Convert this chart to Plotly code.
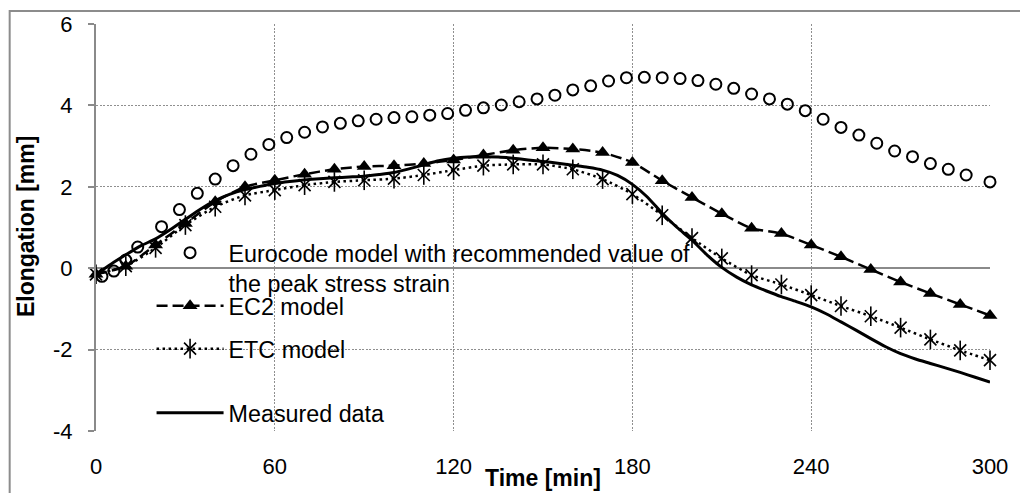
import plotly.graph_objects as go

# ---------------- data ----------------
time_eurocode = [2, 6, 10, 14, 22, 28, 34, 40, 46, 52, 58, 64, 70, 76, 82, 88, 94, 100,
                 106, 112, 118, 124, 130, 136, 142, 148, 154, 160, 166, 172, 178, 184,
                 190, 196, 202, 208, 214, 220, 226, 232, 238, 244, 250, 256, 262, 268,
                 274, 280, 286, 292, 300]
eurocode_vals = [-0.20, -0.07, 0.20, 0.52, 1.02, 1.44, 1.84, 2.19, 2.52, 2.80, 3.04, 3.21,
                 3.34, 3.47, 3.56, 3.62, 3.66, 3.70, 3.72, 3.76, 3.80, 3.88, 3.94, 4.01,
                 4.09, 4.16, 4.25, 4.38, 4.48, 4.60, 4.68, 4.69, 4.68, 4.66, 4.61, 4.52,
                 4.42, 4.28, 4.16, 4.03, 3.87, 3.66, 3.46, 3.27, 3.07, 2.88, 2.74, 2.57,
                 2.43, 2.29, 2.12]

time_models = [0, 10, 20, 30, 40, 50, 60, 70, 80, 90, 100, 110, 120, 130, 140, 150, 160,
               170, 180, 190, 200, 210, 220, 230, 240, 250, 260, 270, 280, 290, 300]
ec2_vals = [-0.15, 0.05, 0.57, 1.10, 1.63, 2.00, 2.16, 2.31, 2.43, 2.50, 2.52, 2.57, 2.66,
            2.78, 2.90, 2.96, 2.93, 2.84, 2.60, 2.15, 1.74, 1.34, 0.98, 0.85, 0.57, 0.28,
            -0.03, -0.34, -0.62, -0.89, -1.16]
etc_vals = [-0.15, 0.05, 0.50, 1.06, 1.51, 1.79, 1.92, 2.04, 2.12, 2.16, 2.20, 2.29, 2.41,
            2.52, 2.55, 2.55, 2.43, 2.19, 1.82, 1.30, 0.74, 0.24, -0.17, -0.40, -0.66,
            -0.93, -1.18, -1.46, -1.75, -2.02, -2.26]

time_measured = list(range(0, 301, 5))
measured_vals = [-0.15, 0.10, 0.33, 0.55, 0.72, 0.95, 1.20, 1.45, 1.66, 1.82, 1.93, 2.01,
                 2.08, 2.13, 2.17, 2.20, 2.22, 2.24, 2.26, 2.30, 2.35, 2.44, 2.54, 2.64,
                 2.70, 2.73, 2.74, 2.73, 2.70, 2.66, 2.62, 2.58, 2.53, 2.48, 2.41, 2.28,
                 2.06, 1.75, 1.35, 1.00, 0.69, 0.33, 0.02, -0.22, -0.41, -0.56, -0.70,
                 -0.82, -0.95, -1.12, -1.32, -1.52, -1.73, -1.93, -2.10, -2.23, -2.34,
                 -2.45, -2.56, -2.68, -2.80]

x_ticks = [0, 60, 120, 180, 240, 300]
y_ticks = [-4, -2, 0, 2, 4, 6]

series_names = ["Eurocode model with recommended value of<br>the peak stress strain",
                "EC2 model", "ETC model", "Measured data"]

# ---------------- geometry helpers (pixel -> paper) ----------------
W, H = 1020, 493
L, R, T, B = 96, 23, 24, 62
PW, PH = W - L - R, H - T - B


def px(x):
    return (x - L) / PW


def py(y):
    return (H - B - y) / PH


FONT = "Liberation Sans, Arial, sans-serif"
GRID = "#8f8f8f"
AXIS = "#8a8a8a"

fig = go.Figure()

fig.add_trace(go.Scatter(
    x=time_eurocode, y=eurocode_vals, mode="markers", name=series_names[0],
    marker=dict(symbol="circle-open", size=11, color="black", line=dict(width=2, color="black")),
    legend="legend", cliponaxis=False))

fig.add_trace(go.Scatter(
    x=time_models, y=ec2_vals, mode="lines+markers", name=series_names[1],
    line=dict(color="black", width=2.5, dash="11px,5px", shape="spline", smoothing=0.6),
    marker=dict(symbol="triangle-up", size=13, color="black"),
    legend="legend2", cliponaxis=False))

fig.add_trace(go.Scatter(
    x=time_models, y=etc_vals, mode="lines+markers", name=series_names[2],
    line=dict(color="black", width=2.5, dash="2.5px,3.5px", shape="spline", smoothing=0.6),
    marker=dict(symbol="x-thin-open", size=12, color="black", line=dict(width=1.6, color="black")),
    legend="legend3", cliponaxis=False))

fig.add_trace(go.Scatter(
    x=time_models, y=etc_vals, mode="markers", name=series_names[2],
    marker=dict(symbol="line-ns-open", size=14, color="black", line=dict(width=1.6, color="black")),
    legend="legend5", cliponaxis=False))

fig.add_trace(go.Scatter(
    x=time_measured, y=measured_vals, mode="lines", name=series_names[3],
    line=dict(color="black", width=3, shape="spline", smoothing=0.6),
    legend="legend4", cliponaxis=False))

legend_common = dict(
    font=dict(family=FONT, size=23.3, color="black"),
    bgcolor="rgba(0,0,0,0)", borderwidth=0, itemwidth=67,
    xanchor="left", yanchor="middle", valign="top",
    itemclick=False, itemdoubleclick=False,
)

LEG_X = px(152)
fig.update_layout(
    legend=dict(legend_common, x=LEG_X, y=py(268)),
    legend2=dict(legend_common, x=LEG_X, y=py(306)),
    legend3=dict(legend_common, x=LEG_X, y=py(349)),
    legend5=dict(legend_common, x=LEG_X, y=py(349),
                 font=dict(family=FONT, size=23.3, color="rgba(0,0,0,0)")),
    legend4=dict(legend_common, x=LEG_X, y=py(413)),
)

fig.update_xaxes(
    range=[0, 300], tickvals=x_ticks, ticktext=[str(v) for v in x_ticks],
    showgrid=True, gridcolor=GRID, gridwidth=1, griddash="2px,1.5px",
    zeroline=False, showline=False, ticks="",
    tickfont=dict(family=FONT, size=22, color="black"),
    ticklabelstandoff=20,
)
fig.update_yaxes(
    range=[-4, 6], tickvals=y_ticks, ticktext=[str(v) for v in y_ticks],
    showgrid=True, gridcolor=GRID, gridwidth=1, griddash="2px,1.5px",
    zeroline=True, zerolinecolor=AXIS, zerolinewidth=2,
    showline=True, linecolor=AXIS, linewidth=2,
    ticks="outside", ticklen=6, tickcolor=AXIS, tickwidth=1.5,
    tickfont=dict(family=FONT, size=22, color="black"),
    ticklabelstandoff=11,
)

fig.update_layout(
    width=W, height=H,
    margin=dict(l=L, r=R, t=T, b=B, pad=0),
    plot_bgcolor="white", paper_bgcolor="white",
    showlegend=True,
    annotations=[
        dict(text="<b>Elongation [mm]</b>", x=px(25), y=py(226.5), xref="paper", yref="paper",
             textangle=-90, showarrow=False, xanchor="center", yanchor="middle",
             font=dict(family=FONT, size=23, color="black")),
        dict(text="<b>Time [min]</b>", x=px(547), y=py(478), xref="paper", yref="paper",
             showarrow=False, xanchor="center", yanchor="middle",
             font=dict(family=FONT, size=23, color="black")),
    ],
    shapes=[
        dict(type="rect", xref="paper", yref="paper",
             x0=px(9), y0=py(520), x1=px(1040), y1=py(11),
             line=dict(color="#8c8c8c", width=2), fillcolor="rgba(0,0,0,0)", layer="below"),
    ],
)

fig.write_html(
    "out.html",
    config={"displayModeBar": False},
    post_script="document.body.style.margin='0';document.body.style.overflow='hidden';",
)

The exercise. Leave out the pictures. Transcribe only the lines above, from the first through the one that contains "import plotly.graph_objects as go".

Exercise response.
Convert this chart to Plotly code.
import plotly.graph_objects as go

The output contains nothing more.